Earley's algorithm, introduced by Jay Earley in 1970, is a chart-based parsing algorithm that handles any context-free grammar, including left-recursive, right-recursive, and ambiguous grammars, without requiring conversion to a normal form. It operates by maintaining a chart of partial parse states (called Earley items or dotted rules) organized by position in the input string. Each item records how much of a production rule has been recognized so far.
Earley Items and Operations
A → αβ is a production rule
The dot (•) separates recognized (α) from expected (β) symbols
i = start position, j = current position
Three operations:
PREDICTOR: [A → α • B β, i, j] ⇒ add [B → • γ, j, j] for all B → γ
SCANNER: [A → α • a β, i, j] and wj+1 = a ⇒ add [A → α a • β, i, j+1]

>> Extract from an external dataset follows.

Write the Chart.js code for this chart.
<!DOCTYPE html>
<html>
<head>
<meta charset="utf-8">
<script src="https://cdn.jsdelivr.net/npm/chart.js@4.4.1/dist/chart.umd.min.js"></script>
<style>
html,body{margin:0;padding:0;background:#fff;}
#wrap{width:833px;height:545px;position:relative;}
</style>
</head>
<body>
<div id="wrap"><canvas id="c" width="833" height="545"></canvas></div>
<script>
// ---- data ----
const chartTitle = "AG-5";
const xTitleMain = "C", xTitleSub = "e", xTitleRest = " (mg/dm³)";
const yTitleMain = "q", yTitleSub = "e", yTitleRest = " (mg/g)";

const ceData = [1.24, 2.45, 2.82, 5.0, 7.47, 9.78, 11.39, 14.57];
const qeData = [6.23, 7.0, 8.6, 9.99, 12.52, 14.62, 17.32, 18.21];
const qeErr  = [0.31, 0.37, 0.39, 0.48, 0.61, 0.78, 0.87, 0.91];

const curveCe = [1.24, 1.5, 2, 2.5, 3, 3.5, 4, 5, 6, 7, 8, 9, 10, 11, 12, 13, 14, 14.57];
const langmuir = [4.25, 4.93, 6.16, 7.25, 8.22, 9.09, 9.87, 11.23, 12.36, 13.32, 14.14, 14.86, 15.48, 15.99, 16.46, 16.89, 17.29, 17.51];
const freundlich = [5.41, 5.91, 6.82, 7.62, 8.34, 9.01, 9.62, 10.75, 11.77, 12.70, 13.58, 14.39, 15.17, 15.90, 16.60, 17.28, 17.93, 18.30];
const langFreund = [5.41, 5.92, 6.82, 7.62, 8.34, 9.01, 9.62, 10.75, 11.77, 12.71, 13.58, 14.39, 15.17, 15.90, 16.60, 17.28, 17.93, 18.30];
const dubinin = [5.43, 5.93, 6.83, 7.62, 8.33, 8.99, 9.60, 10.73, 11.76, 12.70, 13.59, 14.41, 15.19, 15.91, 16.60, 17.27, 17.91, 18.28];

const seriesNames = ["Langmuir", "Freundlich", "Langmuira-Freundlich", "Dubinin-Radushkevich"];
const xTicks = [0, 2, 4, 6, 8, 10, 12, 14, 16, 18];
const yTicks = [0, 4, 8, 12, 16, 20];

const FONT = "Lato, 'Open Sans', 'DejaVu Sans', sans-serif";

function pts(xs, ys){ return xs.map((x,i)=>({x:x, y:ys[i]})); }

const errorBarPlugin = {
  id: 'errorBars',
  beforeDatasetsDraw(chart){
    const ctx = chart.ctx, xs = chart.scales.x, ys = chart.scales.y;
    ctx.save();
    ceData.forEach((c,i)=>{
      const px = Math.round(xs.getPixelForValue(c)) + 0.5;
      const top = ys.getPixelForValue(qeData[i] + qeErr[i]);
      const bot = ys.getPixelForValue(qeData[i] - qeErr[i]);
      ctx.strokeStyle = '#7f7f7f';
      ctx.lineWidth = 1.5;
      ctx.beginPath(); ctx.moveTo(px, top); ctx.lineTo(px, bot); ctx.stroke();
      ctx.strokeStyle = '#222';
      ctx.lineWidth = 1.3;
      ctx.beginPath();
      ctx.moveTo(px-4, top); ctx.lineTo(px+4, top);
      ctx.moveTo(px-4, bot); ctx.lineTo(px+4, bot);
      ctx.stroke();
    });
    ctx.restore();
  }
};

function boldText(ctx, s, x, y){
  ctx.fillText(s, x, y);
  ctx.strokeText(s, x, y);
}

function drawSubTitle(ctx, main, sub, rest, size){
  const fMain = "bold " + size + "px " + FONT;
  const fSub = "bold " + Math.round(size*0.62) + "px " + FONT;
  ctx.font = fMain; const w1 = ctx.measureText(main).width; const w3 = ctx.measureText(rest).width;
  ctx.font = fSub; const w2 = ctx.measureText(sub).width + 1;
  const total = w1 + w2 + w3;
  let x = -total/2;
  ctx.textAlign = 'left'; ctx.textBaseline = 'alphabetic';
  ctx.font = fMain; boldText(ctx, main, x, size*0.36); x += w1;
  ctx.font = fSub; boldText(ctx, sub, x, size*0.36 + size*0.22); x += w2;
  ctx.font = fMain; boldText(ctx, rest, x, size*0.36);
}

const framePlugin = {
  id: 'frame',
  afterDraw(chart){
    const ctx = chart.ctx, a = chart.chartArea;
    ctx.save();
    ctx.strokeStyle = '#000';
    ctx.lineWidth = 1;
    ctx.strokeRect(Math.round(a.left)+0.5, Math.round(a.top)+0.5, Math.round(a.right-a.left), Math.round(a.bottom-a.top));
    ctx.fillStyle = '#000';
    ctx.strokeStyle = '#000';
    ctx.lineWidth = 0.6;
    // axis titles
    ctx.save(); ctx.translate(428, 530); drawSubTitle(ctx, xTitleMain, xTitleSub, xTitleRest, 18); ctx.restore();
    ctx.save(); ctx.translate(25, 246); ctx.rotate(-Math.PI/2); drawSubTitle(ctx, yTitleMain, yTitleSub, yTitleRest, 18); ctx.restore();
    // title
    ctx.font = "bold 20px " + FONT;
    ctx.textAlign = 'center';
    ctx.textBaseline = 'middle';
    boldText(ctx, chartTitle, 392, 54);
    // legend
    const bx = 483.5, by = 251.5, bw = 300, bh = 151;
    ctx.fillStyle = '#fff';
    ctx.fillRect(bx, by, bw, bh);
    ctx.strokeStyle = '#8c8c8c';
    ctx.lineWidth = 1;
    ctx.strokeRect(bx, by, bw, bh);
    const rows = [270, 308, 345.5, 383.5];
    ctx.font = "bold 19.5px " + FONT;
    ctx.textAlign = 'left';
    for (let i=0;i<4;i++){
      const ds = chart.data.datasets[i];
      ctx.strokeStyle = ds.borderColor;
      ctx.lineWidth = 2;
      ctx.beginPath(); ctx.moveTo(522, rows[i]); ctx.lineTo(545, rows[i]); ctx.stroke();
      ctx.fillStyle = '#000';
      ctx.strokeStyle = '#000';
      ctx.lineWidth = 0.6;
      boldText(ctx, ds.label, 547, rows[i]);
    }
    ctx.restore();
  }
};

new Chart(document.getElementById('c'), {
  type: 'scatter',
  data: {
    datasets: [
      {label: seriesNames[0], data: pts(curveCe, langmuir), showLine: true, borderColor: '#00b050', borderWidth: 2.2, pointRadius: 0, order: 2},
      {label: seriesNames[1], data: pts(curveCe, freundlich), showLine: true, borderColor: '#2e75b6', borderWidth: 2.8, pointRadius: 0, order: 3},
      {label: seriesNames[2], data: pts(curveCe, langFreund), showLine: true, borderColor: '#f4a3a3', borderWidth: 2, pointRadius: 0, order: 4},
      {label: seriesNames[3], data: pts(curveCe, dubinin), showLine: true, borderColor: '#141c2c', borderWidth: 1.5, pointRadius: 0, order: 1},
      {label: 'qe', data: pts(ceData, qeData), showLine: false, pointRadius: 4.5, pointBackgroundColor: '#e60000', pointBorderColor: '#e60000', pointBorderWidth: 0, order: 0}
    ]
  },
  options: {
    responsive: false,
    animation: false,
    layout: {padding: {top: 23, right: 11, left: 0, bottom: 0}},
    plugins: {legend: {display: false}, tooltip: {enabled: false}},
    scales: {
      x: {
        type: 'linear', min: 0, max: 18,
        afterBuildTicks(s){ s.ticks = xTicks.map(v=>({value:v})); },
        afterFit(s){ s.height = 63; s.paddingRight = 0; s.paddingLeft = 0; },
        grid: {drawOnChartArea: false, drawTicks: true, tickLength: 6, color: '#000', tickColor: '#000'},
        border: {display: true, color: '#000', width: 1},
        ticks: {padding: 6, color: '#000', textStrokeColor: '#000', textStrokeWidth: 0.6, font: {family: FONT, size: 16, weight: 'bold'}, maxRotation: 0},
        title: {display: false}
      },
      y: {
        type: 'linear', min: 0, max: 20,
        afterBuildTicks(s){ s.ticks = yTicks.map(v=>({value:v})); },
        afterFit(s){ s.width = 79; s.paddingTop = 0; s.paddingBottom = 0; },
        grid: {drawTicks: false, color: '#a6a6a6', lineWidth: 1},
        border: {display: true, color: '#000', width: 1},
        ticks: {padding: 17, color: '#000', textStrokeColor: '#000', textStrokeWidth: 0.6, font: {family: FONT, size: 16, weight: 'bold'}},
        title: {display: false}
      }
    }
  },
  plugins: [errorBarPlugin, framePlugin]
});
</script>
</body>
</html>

COMPLETER: [B → γ •, k, j] and [A → α • B β, i, k] ⇒ add [A → α B • β, i, j]
The algorithm processes the input left-to-right, maintaining a set of items (a chart column) for each position. For each item, it applies one of three operations: the predictor creates new items when a nonterminal is expected next, the scanner advances the dot past a terminal that matches the current input word, and the completer advances the dot past a nonterminal when a complete constituent has been found.
Complexity Properties
Earley's algorithm achieves O(n3) worst-case time for general CFGs, O(n2) for unambiguous grammars, and O(n) for grammars that are LR(k). This adaptivity makes it attractive for natural language parsing, where grammars are highly ambiguous but individual sentences may admit only a few parses. Unlike CYK, it does not require conversion to Chomsky Normal Form, which can significantly increase grammar size.
Modern implementations of Earley's algorithm include optimizations such as prediction lookahead, Leo's improvement for right-recursive grammars (achieving O(n) for all LR-regular grammars), and probabilistic extensions. The algorithm's ability to handle arbitrary CFGs without grammar transformation makes it a natural choice for grammar engineering and for parsing with feature-based unification grammars.